What is being asked: Set down, exactly as written, only the lines starting with the one that holds "Rebuild this chart" and ending with the one that holds "import seaborn as sns".

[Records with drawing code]
------------

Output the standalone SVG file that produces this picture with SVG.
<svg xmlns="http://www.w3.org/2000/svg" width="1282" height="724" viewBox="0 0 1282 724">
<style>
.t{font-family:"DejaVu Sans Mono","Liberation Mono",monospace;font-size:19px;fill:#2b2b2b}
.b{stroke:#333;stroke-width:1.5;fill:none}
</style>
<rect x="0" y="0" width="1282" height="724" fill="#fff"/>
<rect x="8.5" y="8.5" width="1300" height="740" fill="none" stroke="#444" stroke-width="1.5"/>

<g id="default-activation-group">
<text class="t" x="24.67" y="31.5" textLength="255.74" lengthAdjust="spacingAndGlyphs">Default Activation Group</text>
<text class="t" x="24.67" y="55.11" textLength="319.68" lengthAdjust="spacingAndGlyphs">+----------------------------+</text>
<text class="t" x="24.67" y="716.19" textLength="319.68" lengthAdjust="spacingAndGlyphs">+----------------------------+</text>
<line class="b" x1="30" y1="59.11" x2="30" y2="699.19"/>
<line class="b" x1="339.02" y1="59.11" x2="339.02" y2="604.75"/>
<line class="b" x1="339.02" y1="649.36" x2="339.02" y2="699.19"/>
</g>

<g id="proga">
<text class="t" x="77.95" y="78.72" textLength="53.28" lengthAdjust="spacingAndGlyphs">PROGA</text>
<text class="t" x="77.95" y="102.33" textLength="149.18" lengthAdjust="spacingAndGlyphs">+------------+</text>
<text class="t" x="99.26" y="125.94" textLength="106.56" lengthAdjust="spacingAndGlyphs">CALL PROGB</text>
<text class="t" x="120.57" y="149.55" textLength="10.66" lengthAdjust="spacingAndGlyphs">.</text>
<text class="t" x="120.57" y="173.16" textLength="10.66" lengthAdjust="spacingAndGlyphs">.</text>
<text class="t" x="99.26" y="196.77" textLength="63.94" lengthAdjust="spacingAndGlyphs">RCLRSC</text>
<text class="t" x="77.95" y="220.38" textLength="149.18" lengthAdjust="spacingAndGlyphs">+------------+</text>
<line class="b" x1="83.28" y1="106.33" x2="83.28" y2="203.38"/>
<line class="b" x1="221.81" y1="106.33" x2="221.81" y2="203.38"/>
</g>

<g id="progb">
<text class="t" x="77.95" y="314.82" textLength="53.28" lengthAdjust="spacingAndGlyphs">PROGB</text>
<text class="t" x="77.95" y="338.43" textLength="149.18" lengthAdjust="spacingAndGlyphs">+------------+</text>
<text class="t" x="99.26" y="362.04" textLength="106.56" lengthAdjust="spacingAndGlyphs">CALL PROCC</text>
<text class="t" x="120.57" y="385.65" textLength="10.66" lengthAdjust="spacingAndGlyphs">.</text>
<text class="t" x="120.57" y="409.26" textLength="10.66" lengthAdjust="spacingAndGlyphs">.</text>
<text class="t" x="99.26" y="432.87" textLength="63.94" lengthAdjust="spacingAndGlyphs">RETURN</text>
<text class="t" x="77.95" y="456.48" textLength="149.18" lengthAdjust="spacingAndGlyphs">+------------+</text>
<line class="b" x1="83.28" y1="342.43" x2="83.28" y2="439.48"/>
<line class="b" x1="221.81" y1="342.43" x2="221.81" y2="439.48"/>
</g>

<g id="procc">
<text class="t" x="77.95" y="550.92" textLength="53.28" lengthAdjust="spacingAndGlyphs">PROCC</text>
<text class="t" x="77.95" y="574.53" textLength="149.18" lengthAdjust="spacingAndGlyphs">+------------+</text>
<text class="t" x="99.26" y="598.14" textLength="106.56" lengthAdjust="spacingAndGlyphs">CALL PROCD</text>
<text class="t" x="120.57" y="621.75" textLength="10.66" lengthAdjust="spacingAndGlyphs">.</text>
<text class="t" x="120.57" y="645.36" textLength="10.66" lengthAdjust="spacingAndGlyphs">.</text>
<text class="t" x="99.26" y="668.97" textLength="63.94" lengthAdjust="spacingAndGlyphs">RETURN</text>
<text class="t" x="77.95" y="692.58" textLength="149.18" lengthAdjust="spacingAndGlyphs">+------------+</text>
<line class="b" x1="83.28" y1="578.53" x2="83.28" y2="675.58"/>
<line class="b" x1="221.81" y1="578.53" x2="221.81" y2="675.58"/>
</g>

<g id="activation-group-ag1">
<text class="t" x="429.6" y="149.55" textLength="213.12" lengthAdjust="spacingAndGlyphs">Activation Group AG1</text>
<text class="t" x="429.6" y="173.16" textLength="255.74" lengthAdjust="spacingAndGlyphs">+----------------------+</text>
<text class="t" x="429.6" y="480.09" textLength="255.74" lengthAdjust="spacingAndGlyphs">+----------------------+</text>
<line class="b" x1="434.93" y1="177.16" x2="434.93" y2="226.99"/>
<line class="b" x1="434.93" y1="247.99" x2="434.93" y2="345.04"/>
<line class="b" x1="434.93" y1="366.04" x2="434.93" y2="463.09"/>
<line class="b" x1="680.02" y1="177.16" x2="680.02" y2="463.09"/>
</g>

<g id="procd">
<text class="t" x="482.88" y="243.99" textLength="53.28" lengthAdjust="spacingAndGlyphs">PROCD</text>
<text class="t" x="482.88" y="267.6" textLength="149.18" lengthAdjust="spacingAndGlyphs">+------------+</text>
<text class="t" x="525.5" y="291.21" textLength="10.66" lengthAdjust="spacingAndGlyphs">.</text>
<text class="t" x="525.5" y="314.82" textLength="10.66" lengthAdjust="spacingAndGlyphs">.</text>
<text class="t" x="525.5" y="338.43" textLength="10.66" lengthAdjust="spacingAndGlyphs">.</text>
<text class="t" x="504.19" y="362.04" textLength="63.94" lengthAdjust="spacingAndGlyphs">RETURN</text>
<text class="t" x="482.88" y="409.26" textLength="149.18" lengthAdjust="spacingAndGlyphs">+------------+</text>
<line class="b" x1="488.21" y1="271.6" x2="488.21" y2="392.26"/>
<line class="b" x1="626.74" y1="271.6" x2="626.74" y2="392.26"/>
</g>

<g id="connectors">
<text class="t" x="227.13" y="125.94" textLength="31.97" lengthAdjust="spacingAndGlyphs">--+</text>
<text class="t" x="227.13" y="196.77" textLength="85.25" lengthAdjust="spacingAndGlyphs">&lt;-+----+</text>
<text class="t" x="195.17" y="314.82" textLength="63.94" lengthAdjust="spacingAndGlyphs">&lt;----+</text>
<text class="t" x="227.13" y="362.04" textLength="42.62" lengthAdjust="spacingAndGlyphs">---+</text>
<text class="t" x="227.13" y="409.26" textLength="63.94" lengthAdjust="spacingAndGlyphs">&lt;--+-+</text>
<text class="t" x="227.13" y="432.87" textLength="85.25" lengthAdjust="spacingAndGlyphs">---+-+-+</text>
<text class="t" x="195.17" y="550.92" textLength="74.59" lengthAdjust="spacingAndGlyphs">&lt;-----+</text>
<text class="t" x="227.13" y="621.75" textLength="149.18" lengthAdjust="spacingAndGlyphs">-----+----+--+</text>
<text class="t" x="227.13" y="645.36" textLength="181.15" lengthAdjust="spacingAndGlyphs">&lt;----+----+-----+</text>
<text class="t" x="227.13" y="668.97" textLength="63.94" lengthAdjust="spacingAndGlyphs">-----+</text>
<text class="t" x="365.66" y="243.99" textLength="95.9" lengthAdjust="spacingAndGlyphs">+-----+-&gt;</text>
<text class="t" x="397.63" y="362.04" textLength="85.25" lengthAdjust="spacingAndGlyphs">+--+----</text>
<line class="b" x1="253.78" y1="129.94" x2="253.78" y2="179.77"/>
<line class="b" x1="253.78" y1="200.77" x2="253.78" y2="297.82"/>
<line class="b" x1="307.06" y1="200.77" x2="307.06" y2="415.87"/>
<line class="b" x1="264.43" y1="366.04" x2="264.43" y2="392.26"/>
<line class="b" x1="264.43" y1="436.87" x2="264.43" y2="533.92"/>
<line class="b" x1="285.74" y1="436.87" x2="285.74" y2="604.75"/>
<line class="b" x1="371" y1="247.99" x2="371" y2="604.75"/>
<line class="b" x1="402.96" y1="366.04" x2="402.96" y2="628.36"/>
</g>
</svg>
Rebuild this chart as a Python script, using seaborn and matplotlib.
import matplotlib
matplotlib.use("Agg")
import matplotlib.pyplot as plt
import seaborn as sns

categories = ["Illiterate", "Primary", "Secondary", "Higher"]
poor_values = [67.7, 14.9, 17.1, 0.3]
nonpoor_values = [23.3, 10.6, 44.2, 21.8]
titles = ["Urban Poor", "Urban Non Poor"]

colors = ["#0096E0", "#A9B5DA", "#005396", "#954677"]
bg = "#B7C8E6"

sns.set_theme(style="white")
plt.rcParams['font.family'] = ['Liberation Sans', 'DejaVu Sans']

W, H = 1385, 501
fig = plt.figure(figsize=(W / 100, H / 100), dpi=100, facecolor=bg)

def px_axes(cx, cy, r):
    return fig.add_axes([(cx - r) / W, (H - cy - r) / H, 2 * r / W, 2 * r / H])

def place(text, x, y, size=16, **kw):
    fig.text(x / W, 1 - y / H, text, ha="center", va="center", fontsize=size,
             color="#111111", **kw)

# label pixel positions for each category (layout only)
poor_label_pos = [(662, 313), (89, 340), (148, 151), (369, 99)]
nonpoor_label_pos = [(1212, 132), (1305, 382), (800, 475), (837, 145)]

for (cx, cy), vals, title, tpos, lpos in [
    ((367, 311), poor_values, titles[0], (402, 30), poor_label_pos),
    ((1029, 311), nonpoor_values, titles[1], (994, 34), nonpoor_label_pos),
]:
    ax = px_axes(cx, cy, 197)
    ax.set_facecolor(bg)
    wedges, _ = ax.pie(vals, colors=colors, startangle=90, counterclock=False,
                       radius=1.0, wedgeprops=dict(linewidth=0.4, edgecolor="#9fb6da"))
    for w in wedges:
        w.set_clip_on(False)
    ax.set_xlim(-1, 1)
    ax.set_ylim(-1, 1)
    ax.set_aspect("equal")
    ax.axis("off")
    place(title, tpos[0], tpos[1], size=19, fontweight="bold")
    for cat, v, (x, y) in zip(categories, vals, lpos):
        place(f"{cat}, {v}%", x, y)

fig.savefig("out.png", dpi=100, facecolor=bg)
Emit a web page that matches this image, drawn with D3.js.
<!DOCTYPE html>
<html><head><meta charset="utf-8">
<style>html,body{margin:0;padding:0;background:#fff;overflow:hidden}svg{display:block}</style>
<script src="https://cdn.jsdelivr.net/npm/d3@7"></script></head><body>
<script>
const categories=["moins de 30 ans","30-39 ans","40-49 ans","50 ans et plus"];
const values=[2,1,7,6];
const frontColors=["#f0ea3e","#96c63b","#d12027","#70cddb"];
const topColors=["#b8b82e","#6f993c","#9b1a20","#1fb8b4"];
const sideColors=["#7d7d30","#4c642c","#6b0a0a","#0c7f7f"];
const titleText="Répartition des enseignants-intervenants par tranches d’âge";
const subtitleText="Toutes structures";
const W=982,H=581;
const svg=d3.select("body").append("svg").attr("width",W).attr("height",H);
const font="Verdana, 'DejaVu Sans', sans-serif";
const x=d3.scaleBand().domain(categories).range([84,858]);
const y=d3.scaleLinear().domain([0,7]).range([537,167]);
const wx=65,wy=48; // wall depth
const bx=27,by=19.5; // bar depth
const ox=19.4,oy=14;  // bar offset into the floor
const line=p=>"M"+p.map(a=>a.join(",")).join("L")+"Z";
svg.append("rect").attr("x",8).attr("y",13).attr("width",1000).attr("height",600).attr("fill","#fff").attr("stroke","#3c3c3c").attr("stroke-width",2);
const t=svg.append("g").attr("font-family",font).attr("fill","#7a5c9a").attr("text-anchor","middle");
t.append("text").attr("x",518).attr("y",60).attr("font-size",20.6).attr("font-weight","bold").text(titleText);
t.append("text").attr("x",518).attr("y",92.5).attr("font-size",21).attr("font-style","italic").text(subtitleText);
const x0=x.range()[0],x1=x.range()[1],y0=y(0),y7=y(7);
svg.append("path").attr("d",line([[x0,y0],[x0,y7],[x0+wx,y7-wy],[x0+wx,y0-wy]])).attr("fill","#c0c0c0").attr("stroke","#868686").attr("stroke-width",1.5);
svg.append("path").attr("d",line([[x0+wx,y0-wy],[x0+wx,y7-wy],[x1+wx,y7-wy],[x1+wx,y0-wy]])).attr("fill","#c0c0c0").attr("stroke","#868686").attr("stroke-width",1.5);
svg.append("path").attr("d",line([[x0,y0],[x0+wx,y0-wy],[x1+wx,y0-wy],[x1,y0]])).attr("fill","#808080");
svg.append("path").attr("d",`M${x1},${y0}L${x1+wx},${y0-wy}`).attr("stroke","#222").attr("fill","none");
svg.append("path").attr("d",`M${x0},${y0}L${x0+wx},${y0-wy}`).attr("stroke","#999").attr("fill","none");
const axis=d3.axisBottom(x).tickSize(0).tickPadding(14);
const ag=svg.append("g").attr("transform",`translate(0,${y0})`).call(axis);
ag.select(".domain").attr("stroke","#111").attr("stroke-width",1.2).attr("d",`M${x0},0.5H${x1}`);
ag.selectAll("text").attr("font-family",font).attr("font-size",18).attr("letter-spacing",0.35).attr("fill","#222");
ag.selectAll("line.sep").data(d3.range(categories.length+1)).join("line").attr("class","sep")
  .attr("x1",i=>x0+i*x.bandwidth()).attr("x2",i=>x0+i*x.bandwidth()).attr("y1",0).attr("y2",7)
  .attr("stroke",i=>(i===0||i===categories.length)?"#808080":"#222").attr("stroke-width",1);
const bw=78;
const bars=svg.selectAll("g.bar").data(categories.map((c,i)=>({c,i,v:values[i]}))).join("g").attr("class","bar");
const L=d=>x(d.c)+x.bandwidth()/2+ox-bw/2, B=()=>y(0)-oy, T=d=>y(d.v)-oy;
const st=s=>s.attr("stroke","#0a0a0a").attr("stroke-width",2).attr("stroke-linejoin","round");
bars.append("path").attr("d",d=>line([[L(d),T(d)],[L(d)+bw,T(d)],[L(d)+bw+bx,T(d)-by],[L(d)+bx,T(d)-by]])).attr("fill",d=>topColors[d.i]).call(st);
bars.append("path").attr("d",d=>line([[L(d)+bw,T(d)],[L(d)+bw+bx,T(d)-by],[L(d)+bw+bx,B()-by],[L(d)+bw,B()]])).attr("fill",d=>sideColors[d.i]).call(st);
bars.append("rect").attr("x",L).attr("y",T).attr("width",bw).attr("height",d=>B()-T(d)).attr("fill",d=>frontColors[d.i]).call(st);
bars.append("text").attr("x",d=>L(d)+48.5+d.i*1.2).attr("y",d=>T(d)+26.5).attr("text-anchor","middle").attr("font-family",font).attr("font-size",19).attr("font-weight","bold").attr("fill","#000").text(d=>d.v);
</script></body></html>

------------

Full solution:
Rebuild this chart as a Python script, using seaborn and matplotlib.
import matplotlib
matplotlib.use("Agg")
import matplotlib.pyplot as plt
import seaborn as sns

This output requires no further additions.